**Given material:**
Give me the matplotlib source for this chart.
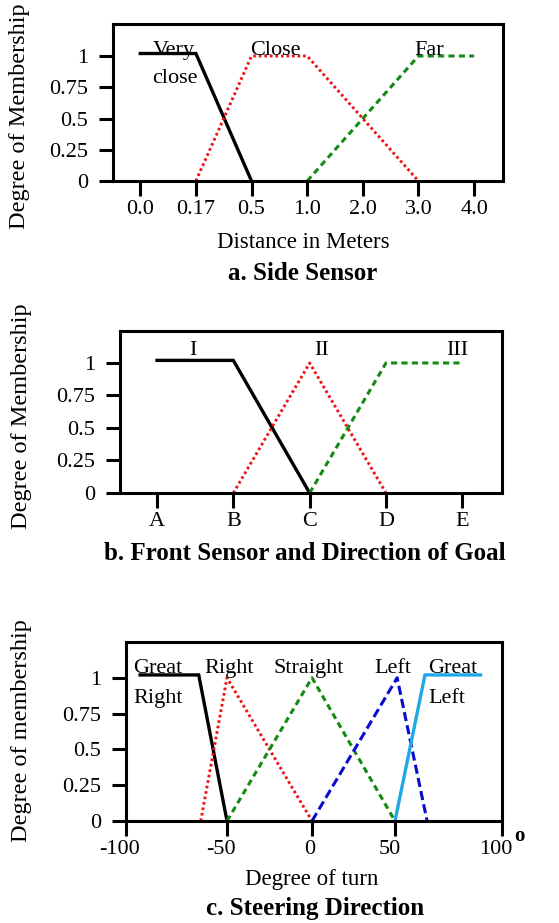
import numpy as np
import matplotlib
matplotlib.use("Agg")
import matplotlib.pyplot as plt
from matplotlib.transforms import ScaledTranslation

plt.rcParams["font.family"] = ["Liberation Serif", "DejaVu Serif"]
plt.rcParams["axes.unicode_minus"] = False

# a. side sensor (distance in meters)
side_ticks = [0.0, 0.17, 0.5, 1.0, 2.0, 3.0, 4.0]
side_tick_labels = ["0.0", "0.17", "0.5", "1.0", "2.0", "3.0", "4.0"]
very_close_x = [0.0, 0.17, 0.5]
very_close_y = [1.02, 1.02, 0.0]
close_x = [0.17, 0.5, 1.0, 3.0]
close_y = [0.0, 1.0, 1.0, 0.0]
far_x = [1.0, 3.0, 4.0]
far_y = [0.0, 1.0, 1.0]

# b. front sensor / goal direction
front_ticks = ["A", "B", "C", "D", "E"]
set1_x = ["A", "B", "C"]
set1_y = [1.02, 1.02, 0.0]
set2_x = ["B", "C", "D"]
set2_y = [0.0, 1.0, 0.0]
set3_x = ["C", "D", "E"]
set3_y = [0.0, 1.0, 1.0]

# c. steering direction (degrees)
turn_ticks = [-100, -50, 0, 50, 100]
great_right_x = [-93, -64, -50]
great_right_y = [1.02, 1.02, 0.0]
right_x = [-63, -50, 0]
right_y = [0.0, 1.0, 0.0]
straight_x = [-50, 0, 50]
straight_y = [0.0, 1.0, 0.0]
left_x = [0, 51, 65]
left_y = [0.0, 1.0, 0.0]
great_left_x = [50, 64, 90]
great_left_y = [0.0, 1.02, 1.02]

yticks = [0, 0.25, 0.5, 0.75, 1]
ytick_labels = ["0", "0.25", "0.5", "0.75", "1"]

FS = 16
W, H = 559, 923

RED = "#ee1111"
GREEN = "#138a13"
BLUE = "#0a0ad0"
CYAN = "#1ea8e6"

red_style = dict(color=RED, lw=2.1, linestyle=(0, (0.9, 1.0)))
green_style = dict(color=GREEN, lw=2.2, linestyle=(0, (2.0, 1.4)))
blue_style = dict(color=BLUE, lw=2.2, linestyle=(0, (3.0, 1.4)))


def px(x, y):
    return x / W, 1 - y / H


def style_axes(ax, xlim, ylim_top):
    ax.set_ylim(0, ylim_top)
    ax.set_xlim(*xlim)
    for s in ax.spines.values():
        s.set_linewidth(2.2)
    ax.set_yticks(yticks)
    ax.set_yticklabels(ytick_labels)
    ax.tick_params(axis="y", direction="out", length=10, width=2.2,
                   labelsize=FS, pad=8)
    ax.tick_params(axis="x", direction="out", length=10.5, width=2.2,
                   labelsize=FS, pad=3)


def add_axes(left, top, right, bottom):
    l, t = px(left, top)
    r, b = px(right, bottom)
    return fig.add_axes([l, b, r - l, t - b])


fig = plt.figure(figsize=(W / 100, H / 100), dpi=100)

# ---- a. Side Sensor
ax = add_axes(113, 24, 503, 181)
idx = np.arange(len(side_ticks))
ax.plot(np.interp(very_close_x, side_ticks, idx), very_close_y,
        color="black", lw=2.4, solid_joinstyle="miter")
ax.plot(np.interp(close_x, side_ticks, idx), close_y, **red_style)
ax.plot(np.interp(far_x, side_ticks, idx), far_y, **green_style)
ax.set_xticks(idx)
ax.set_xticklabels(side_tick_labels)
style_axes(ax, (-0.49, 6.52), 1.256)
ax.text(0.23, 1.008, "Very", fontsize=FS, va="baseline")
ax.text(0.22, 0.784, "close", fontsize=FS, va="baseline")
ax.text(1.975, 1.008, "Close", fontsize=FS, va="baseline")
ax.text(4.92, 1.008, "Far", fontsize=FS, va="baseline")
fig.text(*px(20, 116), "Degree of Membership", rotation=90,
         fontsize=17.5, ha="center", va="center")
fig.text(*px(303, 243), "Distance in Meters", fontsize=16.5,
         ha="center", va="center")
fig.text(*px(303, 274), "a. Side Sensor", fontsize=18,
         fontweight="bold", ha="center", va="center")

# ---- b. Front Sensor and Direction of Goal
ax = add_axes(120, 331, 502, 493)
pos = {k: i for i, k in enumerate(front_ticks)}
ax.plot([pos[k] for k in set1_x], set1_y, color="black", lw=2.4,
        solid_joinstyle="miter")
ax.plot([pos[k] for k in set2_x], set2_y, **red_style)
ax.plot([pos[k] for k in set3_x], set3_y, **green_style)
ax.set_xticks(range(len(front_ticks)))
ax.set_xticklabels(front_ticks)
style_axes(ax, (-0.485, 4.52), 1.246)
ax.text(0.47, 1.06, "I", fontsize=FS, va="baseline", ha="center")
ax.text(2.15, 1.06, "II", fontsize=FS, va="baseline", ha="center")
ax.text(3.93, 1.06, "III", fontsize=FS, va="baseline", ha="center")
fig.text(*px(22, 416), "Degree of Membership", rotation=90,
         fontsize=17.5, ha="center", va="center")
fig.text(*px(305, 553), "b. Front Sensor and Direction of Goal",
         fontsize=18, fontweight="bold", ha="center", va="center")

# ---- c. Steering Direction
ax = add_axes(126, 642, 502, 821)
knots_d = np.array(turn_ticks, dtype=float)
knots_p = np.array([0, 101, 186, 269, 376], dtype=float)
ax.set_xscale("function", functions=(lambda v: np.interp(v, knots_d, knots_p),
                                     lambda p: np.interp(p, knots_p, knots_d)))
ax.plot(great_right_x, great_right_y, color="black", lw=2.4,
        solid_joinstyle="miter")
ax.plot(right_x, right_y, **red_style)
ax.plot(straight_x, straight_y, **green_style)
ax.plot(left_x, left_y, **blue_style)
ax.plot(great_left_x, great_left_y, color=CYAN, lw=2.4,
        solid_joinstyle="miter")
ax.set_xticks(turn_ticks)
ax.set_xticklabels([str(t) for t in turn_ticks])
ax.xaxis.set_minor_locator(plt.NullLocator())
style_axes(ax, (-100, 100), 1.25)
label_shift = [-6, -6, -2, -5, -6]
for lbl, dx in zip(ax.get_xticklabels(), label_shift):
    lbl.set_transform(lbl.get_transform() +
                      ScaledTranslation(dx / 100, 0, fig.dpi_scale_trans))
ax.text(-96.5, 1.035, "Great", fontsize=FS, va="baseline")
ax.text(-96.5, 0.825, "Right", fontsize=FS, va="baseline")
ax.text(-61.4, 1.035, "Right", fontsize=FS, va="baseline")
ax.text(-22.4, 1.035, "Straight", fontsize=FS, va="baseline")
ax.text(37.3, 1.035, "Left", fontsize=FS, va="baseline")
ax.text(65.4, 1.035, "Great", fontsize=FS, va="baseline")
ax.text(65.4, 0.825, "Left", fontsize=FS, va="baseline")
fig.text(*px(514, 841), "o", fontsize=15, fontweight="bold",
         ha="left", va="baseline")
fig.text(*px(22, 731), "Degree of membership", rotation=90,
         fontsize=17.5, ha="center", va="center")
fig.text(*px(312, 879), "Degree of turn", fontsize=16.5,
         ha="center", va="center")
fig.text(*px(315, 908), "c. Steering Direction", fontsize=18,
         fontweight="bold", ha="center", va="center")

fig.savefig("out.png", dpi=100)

**Exercise prompt:** Return, unchanged, the lines from the first line of the material through the line that holds "far_y = [0.0, 1.0, 1.0]", inclusive, omitting pictures.

**Answer:**
Give me the matplotlib source for this chart.
import numpy as np
import matplotlib
matplotlib.use("Agg")
import matplotlib.pyplot as plt
from matplotlib.transforms import ScaledTranslation

plt.rcParams["font.family"] = ["Liberation Serif", "DejaVu Serif"]
plt.rcParams["axes.unicode_minus"] = False

# a. side sensor (distance in meters)
side_ticks = [0.0, 0.17, 0.5, 1.0, 2.0, 3.0, 4.0]
side_tick_labels = ["0.0", "0.17", "0.5", "1.0", "2.0", "3.0", "4.0"]
very_close_x = [0.0, 0.17, 0.5]
very_close_y = [1.02, 1.02, 0.0]
close_x = [0.17, 0.5, 1.0, 3.0]
close_y = [0.0, 1.0, 1.0, 0.0]
far_x = [1.0, 3.0, 4.0]
far_y = [0.0, 1.0, 1.0]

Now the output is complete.